The German government has been urged to quickly pass its bill aimed at strengthening occupational pension schemes (BRSG II), but German actuaries are demanding "much more far-reaching reforms".
The German Actuarial Association (DAV) and the Institute of Actuarial Experts for Old-Age Pensions (IVS) support the current draft bill from the Federal Ministry of Labour and Social Affairs, which includes important legal clarifications and practical improvements to occupational pensions.
While the draft remains largely unchanged from the September 2024 version presented by the previous government, IVS and DAV's backing is a strategic decision to avoid further delays in reform - not an endorsement that the bill is sufficient as is.
They emphasise that more “fundamental changes” are still needed to ensure occupational pensions remain sustainable and effective over the long term.
In light of this, DAV and IVS are refraining from proposing further major amendments to enable the bill’s swift passage into law.

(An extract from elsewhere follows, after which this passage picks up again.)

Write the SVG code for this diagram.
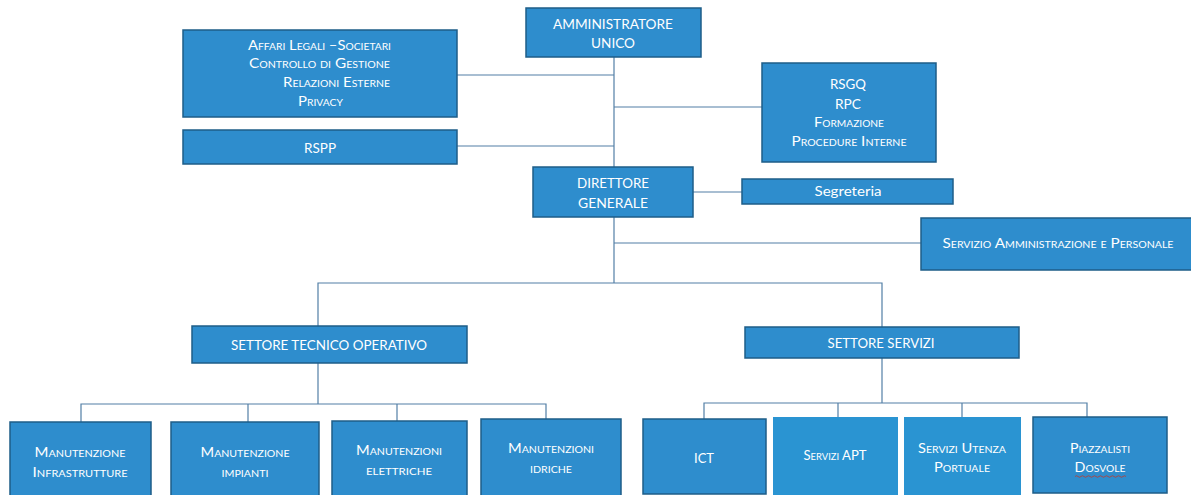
<svg xmlns="http://www.w3.org/2000/svg" width="1191" height="495" viewBox="0 0 1191 495">
<style>
.box{fill:#2e8dcd;stroke:#1e5d88;stroke-width:1.5}
.box2{fill:#2a94d2;stroke:none}
.ln{stroke:#527fa6;stroke-width:1.2;fill:none}
text{font-family:Lato,"Liberation Sans",sans-serif;fill:#ffffff;text-anchor:middle}
.u{font-size:14px}
.sc{font-size:13px;font-variant:small-caps}
.ss{font-size:12.5px;font-variant:small-caps}
</style>
<rect width="1191" height="495" fill="#ffffff"/>
<g id="connectors">
<path class="ln" d="M614 57V167"/>
<path class="ln" d="M457 75H614"/>
<path class="ln" d="M614 107H762"/>
<path class="ln" d="M457 146H614"/>
<path class="ln" d="M693 192H742"/>
<path class="ln" d="M614 217V283"/>
<path class="ln" d="M614 243H921"/>
<path class="ln" d="M318 327V283H882V327"/>
<path class="ln" d="M318 363V404"/>
<path class="ln" d="M81 422V404H546V419"/>
<path class="ln" d="M248 404V422"/>
<path class="ln" d="M397 404V421"/>
<path class="ln" d="M882 358V403"/>
<path class="ln" d="M704 419V403H1087V417"/>
<path class="ln" d="M838 403V417"/>
<path class="ln" d="M962 403V417"/>
</g>
<g id="amministratore">
<rect class="box" x="526" y="8" width="175" height="49"/>
<text class="u" x="613" y="29" font-size="13" textLength="120" lengthAdjust="spacingAndGlyphs">AMMINISTRATORE</text>
<text class="u" x="613" y="48" font-size="13" textLength="44" lengthAdjust="spacingAndGlyphs">UNICO</text>
</g>
<g id="affari">
<rect class="box" x="183" y="30" width="274" height="87"/>
<text class="sc" x="248" y="50" style="text-anchor:start" textLength="143" lengthAdjust="spacingAndGlyphs">Affari Legali –Societari</text>
<text class="sc" x="249" y="68" style="text-anchor:start" textLength="141" lengthAdjust="spacingAndGlyphs">Controllo di  Gestione</text>
<text class="sc" x="283" y="87" style="text-anchor:start" textLength="107" lengthAdjust="spacingAndGlyphs">Relazioni Esterne</text>
<text class="sc" x="298" y="106" style="text-anchor:start" textLength="45" lengthAdjust="spacingAndGlyphs">Privacy</text>
</g>
<g id="rspp">
<rect class="box" x="183" y="130" width="274" height="34"/>
<text class="u" x="320" y="153" font-size="13" textLength="32" lengthAdjust="spacingAndGlyphs">RSPP</text>
</g>
<g id="rsgq">
<rect class="box" x="762" y="63" width="174" height="99"/>
<text class="u" x="848" y="89" font-size="13" textLength="36" lengthAdjust="spacingAndGlyphs">RSGQ</text>
<text class="u" x="848" y="109" font-size="13" textLength="26" lengthAdjust="spacingAndGlyphs">RPC</text>
<text class="sc" x="849" y="127" textLength="70" lengthAdjust="spacingAndGlyphs">Formazione</text>
<text class="sc" x="849" y="146" textLength="115" lengthAdjust="spacingAndGlyphs">Procedure Interne</text>
</g>
<g id="direttore">
<rect class="box" x="533" y="167" width="160" height="50"/>
<text class="u" x="613" y="188" font-size="13" textLength="72" lengthAdjust="spacingAndGlyphs">DIRETTORE</text>
<text class="u" x="613" y="208" font-size="13" textLength="70" lengthAdjust="spacingAndGlyphs">GENERALE</text>
</g>
<g id="segreteria">
<rect class="box" x="742" y="179" width="211" height="25"/>
<text x="848" y="196" font-size="14" textLength="67" lengthAdjust="spacingAndGlyphs">Segreteria</text>
</g>
<g id="servizio-amm">
<rect class="box" x="921" y="218" width="272" height="52"/>
<text class="sc" x="1058" y="248" textLength="231" lengthAdjust="spacingAndGlyphs">Servizio Amministrazione e Personale</text>
</g>
<g id="settore-tecnico">
<rect class="box" x="192" y="326" width="275" height="37"/>
<text class="u" x="329" y="350" textLength="196" lengthAdjust="spacingAndGlyphs">SETTORE TECNICO OPERATIVO</text>
</g>
<g id="settore-servizi">
<rect class="box" x="745" y="327" width="274" height="31"/>
<text class="u" x="881" y="348" font-size="13" textLength="107" lengthAdjust="spacingAndGlyphs">SETTORE SERVIZI</text>
</g>
<g id="man-infrastrutture">
<rect class="box" x="10" y="422" width="141" height="76"/>
<text class="ss" x="80" y="457" textLength="91" lengthAdjust="spacingAndGlyphs">Manutenzione</text>
<text class="ss" x="80" y="477" textLength="95" lengthAdjust="spacingAndGlyphs">Infrastrutture</text>
</g>
<g id="man-impianti">
<rect class="box" x="171" y="422" width="148" height="76"/>
<text class="ss" x="245" y="457" textLength="89" lengthAdjust="spacingAndGlyphs">Manutenzione</text>
<text class="ss" x="245" y="477" textLength="47" lengthAdjust="spacingAndGlyphs">impianti</text>
</g>
<g id="man-elettriche">
<rect class="box" x="332" y="421" width="135" height="77"/>
<text class="ss" x="399" y="455" textLength="86" lengthAdjust="spacingAndGlyphs">Manutenzioni</text>
<text class="ss" x="399" y="475" textLength="66" lengthAdjust="spacingAndGlyphs">elettriche</text>
</g>
<g id="man-idriche">
<rect class="box" x="481" y="419" width="140" height="79"/>
<text class="ss" x="551" y="453" textLength="86" lengthAdjust="spacingAndGlyphs">Manutenzioni</text>
<text class="ss" x="551" y="473" textLength="42" lengthAdjust="spacingAndGlyphs">idriche</text>
</g>
<g id="ict">
<rect class="box" x="643" y="419" width="123" height="75"/>
<text class="u" x="704" y="463" font-size="13" textLength="20" lengthAdjust="spacingAndGlyphs">ICT</text>
</g>
<g id="servizi-apt">
<rect class="box2" x="773" y="417" width="125" height="78"/>
<text class="ss" x="835" y="460" textLength="63" lengthAdjust="spacingAndGlyphs">Servizi APT</text>
</g>
<g id="servizi-utenza">
<rect class="box2" x="904" y="417" width="117" height="78"/>
<text class="ss" x="962" y="453" textLength="88" lengthAdjust="spacingAndGlyphs">Servizi Utenza</text>
<text class="ss" x="962" y="472" textLength="56" lengthAdjust="spacingAndGlyphs">Portuale</text>
</g>
<g id="piazzalisti">
<rect class="box" x="1033" y="417" width="134" height="76"/>
<text class="ss" x="1100" y="453" textLength="60" lengthAdjust="spacingAndGlyphs">Piazzalisti</text>
<text class="ss" x="1100" y="472" textLength="51" lengthAdjust="spacingAndGlyphs">Dosvole</text>
<path d="M1075 476.5q1.5-1.5 3 0t3 0 3 0 3 0 3 0 3 0 3 0 3 0 3 0 3 0 3 0 3 0 3 0 3 0 3 0 3 0 3 0" fill="none" stroke="#c0392b" stroke-width="0.8"/>
</g>
</svg>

Given the ongoing demographic and economic changes, DAV and IVS believe that for pensions to stay reliable in the future, the current public pay-as-you-go statutory pension insurance needs to be supported by a strong, efficient funded component with lifelong benefits.
The actuarial associations previously proposed several changes to the earlier draft. One key suggestion — transferring excess returns to the hedging contribution buffer for pure DC schemes — was partly incorporated into the current bill.
However, other suggestions, such as simplifying taxes for DC schemes and stopping severance payments from going into the public pension system, were not included.
While DAV and IVS agree with the government that occupational pensions need to be stronger and more widespread as a supplement to statutory pension insurance, they believe the planned amendments represent only small steps toward this goal and that more far-reaching reforms are needed to ensure pensions remain sustainable.
From an actuarial perspective, they see room for necessary improvements beyond the current legislative project.
In this context, they referenced their 2022 and 2024 proposals calling for stronger capital market investments, greater flexibility, improved regulatory frameworks, and simplified tax treatment to better support occupational and private pensions.
In particular, they emphasised the importance of going beyond the planned simplifications for current DC pension plans offered by companies.
They also highlighted the need to establish a suitable legal framework that supports modern systems relying on capital market investments in both the savings and benefit phases to achieve a breakthrough.
DAV and IVS further identified a “clear need” to improve the obligation to provide for old age. However, they believe that the current law-making process is not the right time to address this issue, as attempting to do so risks halting progress entirely.
Instead, they will rely on the Pensions Commission set up by the coalition agreement, where they intend to further develop their ideas and bring them into the discussion.